Initially, trustees were considering a fourth new stop sign, at Fourth and Seneca streets.
Resident Anthony Girasole agreed something needs to be done to calm traffic on South Fourth – “Our street is kind of a raceway at times,” he said – but also expressed concern about an increase in traffic lights entering homes.
“We don’t want more lights into our bedroom window; more than we have now,” he said.
Neighbor Marianne Gittermann concurred, and also wondered aloud if stationary motorcycles would make more noise coming out of a stop sign.
Hearing this, and noting more vehicles travel along Cayuga Street, trustees voted against this traffic marker.
In adopting Local Law No. 2-22 (stop intersections), the board noted all other provisions of the Lewiston Village Code, Section §11-19, shall remain as therein stated and unchanged.
In Other News
The board voted to upgrade the camera system in and around the Red Brick Municipal Building, Marilyn Toohey Park and the inclusive playground.
Trustee Tina Coppins served as point person for this upgrade.
“We will be going from our current 8-channel Network Video Recorder to a 16-channel 4K NVR,” she said after the meeting. “This will give us the ability to expand for future needs. We are currently adding six cameras to our current system. They will be upgraded to 8MP advance motion detection with a built-in mic, and starlight matrix IR night vision technology. Three will be placed out to monitor our new playground, and two will be placed in downstairs for our recreation center. Plus, a stationary PTZ full-motion camera will be placed on the restroom building.
“Unfortunately, we have had some minor vandalism and, with this new system, we will be able to identify and take the appropriate action. Our new, beautiful park has been upgraded for everyone to enjoy, not destroy.”
The following motions were approved:
•An application from iRun WNY Inc. to host the 2023 Niagara Falls USA Marathon, Half Marathon, and Historic Lewiston 5K on Friday, April 28 (5K at Artpark and Village of Lewiston), and Saturday, April 29 (half-marathon and full marathon from Artpark to Niagara Falls).
•A request made by the Niagara River Region Chamber of Commerce to host the annual Lewiston Christmas Walk on Saturday and Sunday, Dec. 3-4. Organizers will use Academy Park, the Alphonso I. DiMino Memorial Band Shell, Hennepin Park and the International Peace Garden, with a partial closing of Center Street Saturday morning in order to welcome Santa’s processional (approximately 15 minutes).

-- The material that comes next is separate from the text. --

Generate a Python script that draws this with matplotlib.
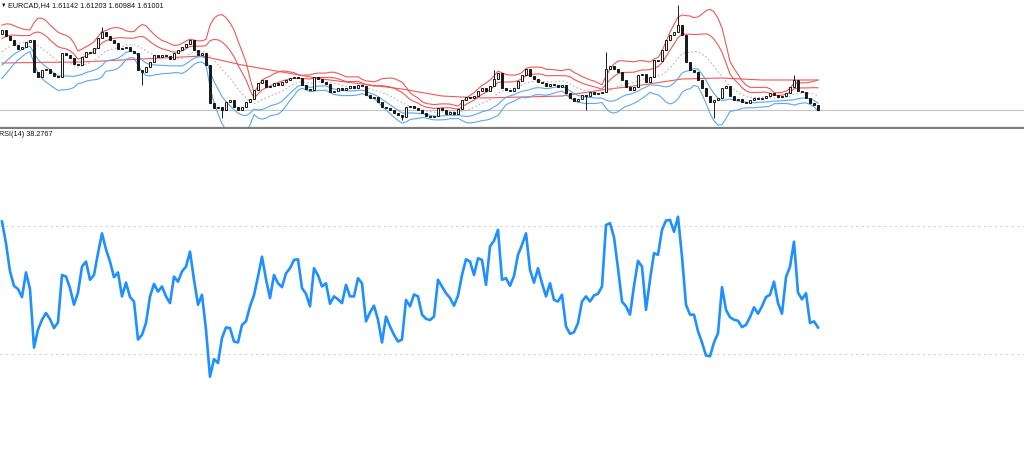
import numpy as np
import pandas as pd
import matplotlib
matplotlib.use('Agg')
import matplotlib.pyplot as plt

symbol_text = "EURCAD,H4 1.61142 1.61203 1.60984 1.61001"
rsi_label = "RSI(14) 38.2767"

# bars before the visible window (only needed so the bands have a history)
prev_closes = [1.6195, 1.6205, 1.6210, 1.6220, 1.6230, 1.6238, 1.6250, 1.6258, 1.6270, 1.6280, 1.6290]

closes = [
    1.6300, 1.6285, 1.6275, 1.6263, 1.6253, 1.6258, 1.6270, 1.6275, 1.6195, 1.6183,
    1.6200, 1.6203, 1.6193, 1.6185, 1.6183, 1.6243, 1.6238, 1.6230, 1.6215, 1.6213,
    1.6233, 1.6245, 1.6243, 1.6255, 1.6280, 1.6295, 1.6285, 1.6275, 1.6268, 1.6253,
    1.6255, 1.6257, 1.6248, 1.6243, 1.6200, 1.6195, 1.6208, 1.6220, 1.6238, 1.6233,
    1.6238, 1.6236, 1.6228, 1.6243, 1.6250, 1.6258, 1.6265, 1.6275, 1.6250, 1.6238,
    1.6243, 1.6213, 1.6118, 1.6105, 1.6108, 1.6100, 1.6120, 1.6125, 1.6108, 1.6100,
    1.6108, 1.6120, 1.6128, 1.6150, 1.6168, 1.6175, 1.6158, 1.6160, 1.6168, 1.6163,
    1.6170, 1.6175, 1.6180, 1.6183, 1.6180, 1.6163, 1.6153, 1.6150, 1.6183, 1.6178,
    1.6170, 1.6165, 1.6145, 1.6148, 1.6155, 1.6150, 1.6155, 1.6160, 1.6155, 1.6163,
    1.6160, 1.6138, 1.6130, 1.6132, 1.6120, 1.6108, 1.6105, 1.6100, 1.6093, 1.6088,
    1.6083, 1.6108, 1.6110, 1.6105, 1.6100, 1.6093, 1.6085, 1.6083, 1.6085, 1.6105,
    1.6100, 1.6090, 1.6095, 1.6090, 1.6103, 1.6125, 1.6133, 1.6130, 1.6135, 1.6148,
    1.6155, 1.6148, 1.6160, 1.6178, 1.6193, 1.6155, 1.6150, 1.6148, 1.6155, 1.6173,
    1.6188, 1.6203, 1.6185, 1.6178, 1.6170, 1.6168, 1.6160, 1.6165, 1.6163, 1.6158,
    1.6163, 1.6143, 1.6130, 1.6123, 1.6128, 1.6138, 1.6135, 1.6145, 1.6140, 1.6143,
    1.6145, 1.6203, 1.6210, 1.6203, 1.6195, 1.6175, 1.6158, 1.6150, 1.6158, 1.6188,
    1.6190, 1.6170, 1.6183, 1.6225, 1.6223, 1.6250, 1.6275, 1.6288, 1.6295, 1.6313,
    1.6288, 1.6220, 1.6200, 1.6195, 1.6175, 1.6155, 1.6135, 1.6120, 1.6125, 1.6130,
    1.6155, 1.6160, 1.6135, 1.6125, 1.6128, 1.6120, 1.6118, 1.6125, 1.6130, 1.6128,
    1.6130, 1.6135, 1.6143, 1.6138, 1.6133, 1.6135, 1.6143, 1.6158, 1.6175, 1.6148,
    1.6145, 1.6130, 1.6118, 1.6113, 1.61001,
]

# long wicks that stick out
spike_bars = [25, 35, 55, 100, 123, 146, 151, 169, 178, 198]
spike_prices = [1.63075, 1.61625, 1.6080, 1.6075, 1.6200, 1.6100, 1.6245, 1.63625, 1.6080, 1.61875]

# slow moving average (red, flat one)
slow_ma_bars = [0, 10, 20, 30, 40, 50, 60, 70, 80, 90, 100, 110, 120, 130, 140, 150, 160, 170, 180, 190, 200, 204]
slow_ma = [1.62175, 1.62190, 1.6220, 1.6225, 1.6230, 1.6235, 1.62125, 1.6195, 1.61775, 1.6165, 1.61525,
           1.6135, 1.6130, 1.61325, 1.6135, 1.6150, 1.61625, 1.61775, 1.6180, 1.6175, 1.6175, 1.6175]

rsi = [
    71.4, 64.6, 55.8, 51.3, 50.3, 47.8, 55.5, 50.3, 32.0, 37.6,
    40.7, 42.8, 40.9, 38.1, 39.9, 54.7, 54.2, 50.6, 45.4, 49.2,
    57.3, 58.9, 53.2, 54.7, 61.5, 67.7, 62.7, 58.9, 54.0, 55.5,
    48.0, 52.3, 47.8, 46.4, 34.5, 36.0, 39.7, 48.0, 51.9, 49.5,
    51.1, 48.0, 45.9, 54.2, 52.6, 55.8, 57.3, 62.0, 53.2, 45.4,
    48.5, 37.6, 22.9, 28.4, 27.2, 35.0, 38.3, 38.1, 33.9, 33.6,
    39.1, 40.2, 44.9, 48.4, 54.2, 60.4, 53.4, 47.5, 54.7, 52.1,
    50.9, 55.2, 56.8, 59.4, 59.6, 50.6, 48.8, 44.9, 56.8, 54.6,
    51.1, 52.1, 45.7, 48.0, 47.1, 45.9, 51.6, 48.0, 48.0, 53.7,
    52.1, 40.2, 43.0, 45.1, 40.7, 33.6, 41.7, 38.6, 36.0, 33.9,
    34.5, 46.9, 44.9, 48.6, 48.0, 42.3, 41.0, 40.6, 41.7, 53.2,
    51.1, 49.0, 47.5, 45.1, 48.2, 54.7, 59.6, 58.9, 54.7, 59.9,
    59.4, 51.6, 63.6, 65.4, 68.8, 53.2, 53.7, 51.3, 54.4, 61.0,
    64.1, 67.7, 56.3, 52.3, 56.8, 52.1, 48.0, 52.1, 46.9, 46.4,
    48.5, 38.6, 36.3, 36.8, 39.7, 46.4, 48.0, 46.4, 48.3, 48.8,
    51.1, 70.3, 70.9, 66.5, 56.8, 46.4, 44.9, 42.3, 51.3, 59.1,
    57.3, 43.8, 53.2, 61.5, 61.0, 68.8, 71.7, 71.9, 68.2, 72.9,
    60.4, 45.4, 42.3, 42.3, 37.1, 33.6, 29.5, 29.3, 33.6, 36.5,
    50.9, 43.8, 41.5, 40.7, 40.4, 38.4, 39.1, 41.5, 44.6, 42.6,
    44.9, 47.8, 48.5, 52.6, 45.9, 42.6, 54.0, 57.3, 65.1, 49.2,
    47.1, 49.0, 39.7, 40.2, 38.2767,
]

# bollinger style bands from the closes
all_c = pd.Series(prev_closes + closes)
n_prev = len(prev_closes)
mid = all_c.rolling(12).mean().values[n_prev:]
sd = all_c.rolling(12).std(ddof=0).values[n_prev:]

closes = np.array(closes)
opens = np.r_[prev_closes[-1], closes[:-1]]
highs = np.maximum(opens, closes)
lows = np.minimum(opens, closes)
for b, p in zip(spike_bars, spike_prices):
    highs[b] = max(highs[b], p)
    lows[b] = min(lows[b], p)

x = np.arange(len(closes))
W, H = 1024, 451

fig = plt.figure(figsize=(W / 100, H / 100), dpi=100)
fig.patch.set_facecolor('white')

# ---- price window
ax1 = fig.add_axes([0, 1 - 128 / H, 1, 128 / H])
ax1.axhline(closes[-1], color='#c4c4c4', lw=0.8, zorder=0)
ax1.plot(x, mid + 2 * sd, color='#f25757', lw=0.8)
ax1.plot(x, mid + sd, color='#f25757', lw=0.8)
ax1.plot(slow_ma_bars, slow_ma, color='#f25757', lw=0.8)
ax1.plot(x, mid, color='#b5b5b5', lw=0.8, ls=(0, (1.5, 2)))
ax1.plot(x, mid - sd, color='#5aa9f0', lw=0.8)
ax1.plot(x, mid - 2 * sd, color='#5aa9f0', lw=0.8)

ax1.vlines(x, lows, highs, color='#1a1a1a', lw=0.7, zorder=3)
body_h = np.maximum(np.abs(closes - opens), 0.00012)
body_c = ['#f4f4f4' if c > o else '#1a1a1a' for o, c in zip(opens, closes)]
ax1.bar(x, body_h, bottom=np.minimum(opens, closes), width=0.72,
        color=body_c, edgecolor='#1a1a1a', linewidth=0.7, zorder=4)

ax1.set_xlim(-0.5, 255.5)
ax1.set_ylim(1.6055, 1.6375)
ax1.set_xticks([])
ax1.set_yticks([])
for s in ['top', 'left', 'right']:
    ax1.spines[s].set_visible(False)
ax1.spines['bottom'].set_color('#7d7d7d')
ax1.spines['bottom'].set_linewidth(1.6)

# ---- rsi window
ax2 = fig.add_axes([0, 0, 1, 322 / H])
ax2.axhline(70, color='#d2d2d2', lw=0.8, ls=(0, (2, 3)))
ax2.axhline(30, color='#d2d2d2', lw=0.8, ls=(0, (2, 3)))
ax2.plot(x, rsi, color='#1e90ff', lw=1.9, solid_joinstyle='round')
ax2.set_xlim(-0.5, 255.5)
ax2.set_ylim(-0.3125, 100.3125)
ax2.set_xticks([])
ax2.set_yticks([])
for s in ax2.spines.values():
    s.set_visible(False)

fam = ['Liberation Sans', 'DejaVu Sans']
fig.text(0.5 / W, 1 - 5.5 / H, '\u25bc', fontsize=4, family=fam, va='center', ha='left', color='#111111')
fig.text(7.5 / W, 1 - 5.5 / H, symbol_text, fontsize=5.2, family=fam, va='center', ha='left', color='#111111')
fig.text(-1 / W, 1 - 134.5 / H, rsi_label, fontsize=5.2, family=fam, va='center', ha='left', color='#111111')

fig.savefig('out.png', dpi=100)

The Village Board approved a related motion, allowing the Chamber of Commerce to host the second annual Christmas Lights Parade at 5 p.m. Sunday. Chamber staff will close portions of Center Street (from Ninth to Fourth Street) and Portage Road (Seneca to Center Street) from approximately 3-8 p.m.
•Trustees also approved the Chamber of Commerce’s plan to host “Trick or Treat on Center Street,” slated for noon to 5 p.m. Saturday, Oct. 29. This request includes use of the International Peace Garden and Hennepin Park. The actual event hours are not yet set.